I’ve found that my best time of day for me for actually coming up with new ideas is in the early evening. Any time is OK for tidying up and sorting out material though I would say morning is best. When no ideas appear to be forthcoming I’ve found that the only thing to do is to keep ‘plodding away’ – I sometimes surprise myself with how much I’ve actually achieved despite the impression I’d had that things were not going well.  I like the story I read recently that when Bach set off for a session in his ‘composing room’ he’d usually take a bottle of brandy with him. I haven’t reached that stage yet but maybe it’s worth a try!


What projects are you currently working on?

I usually have a long-term project on the go (with no definite performance opportunity in mind) alongside any other pieces that need to be completed for specific occasions. Recently I finished a string quartet which I had taken 4 years to write, on and off. Currently my long-term project is a set of piano preludes. For more immediate consumption is a Sonata for trumpet and piano commissioned by trumpet player James Stretton. The Sutton Coldfield Orchestra have also commissioned an Overture from me for their 40th anniversary in 2014.

I’m normally also working on a project for the publisher Brasswind Publications. For them I recently completed a suite for 4 part brass and/or woodwind ensemble with narrator based on Lewis Carroll’s ‘Jabberwocky’ poem and am now doing arrangements of Soul classics for various solo brass and woodwind instruments with piano accompaniment.


To finish, who or what is your favourite:


Genre of Music?

I’ll listen to just about anything, but have to draw the line at hip-hop and Einaudi.


Too many to mention but I remember hearing two performances of Prokofiev’s Violin Concerto No2 within a matter of weeks some years ago. The first time made little impression on me (I can’t even remember the soloist’s name). In the second performance the piece sounded like great music. The difference was in the soloist Kyung-Wa-Chung which underlines the importance of good performers to any composer.  
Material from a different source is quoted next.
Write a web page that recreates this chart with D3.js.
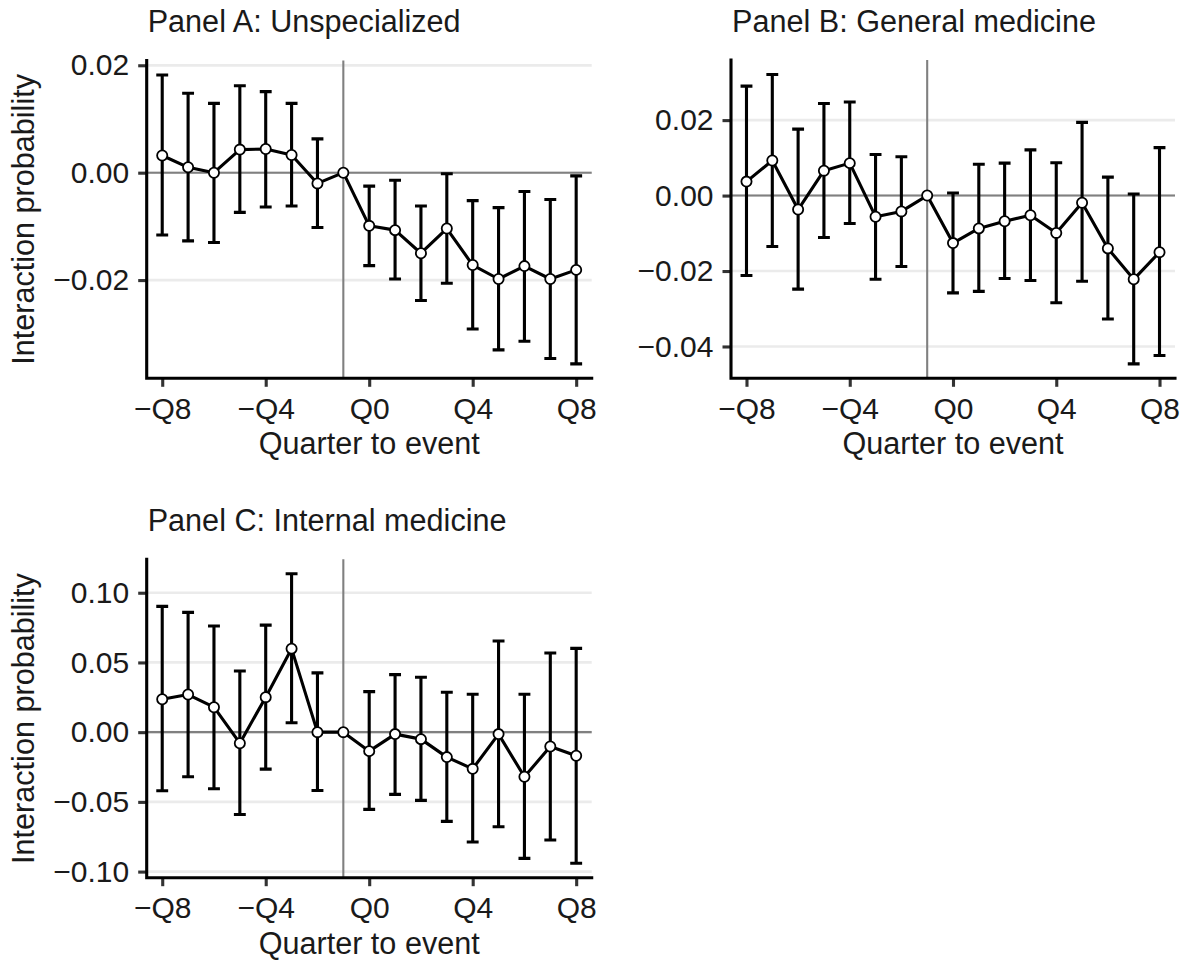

Again too many to mention but I’ve been delighted to follow Emma Bell’s successes as I once accompanied her in a concert before she became famous.

Chamber Ensemble?

The Coull Quartet.


There’s still a fantastic standard of orchestral playing in this country (despite government policy since the early 1990s which has seen the decline in the teaching of orchestral instruments in state schools) and we’re very lucky to have the CBSO on the doorstep.

Concert Venue?

A few weeks ago I went to a concert in the Festival Hall on a Thursday and one in Symphony Hall the following Saturday. This confirmed how much better the acoustics are in the latter venue. Of London venues the Barbican is my favourite (though not the journey to and from it!).

Piece of Music?

Currently, it is Brahms´ Ein Deutsches Requiem but who knows what the next will be?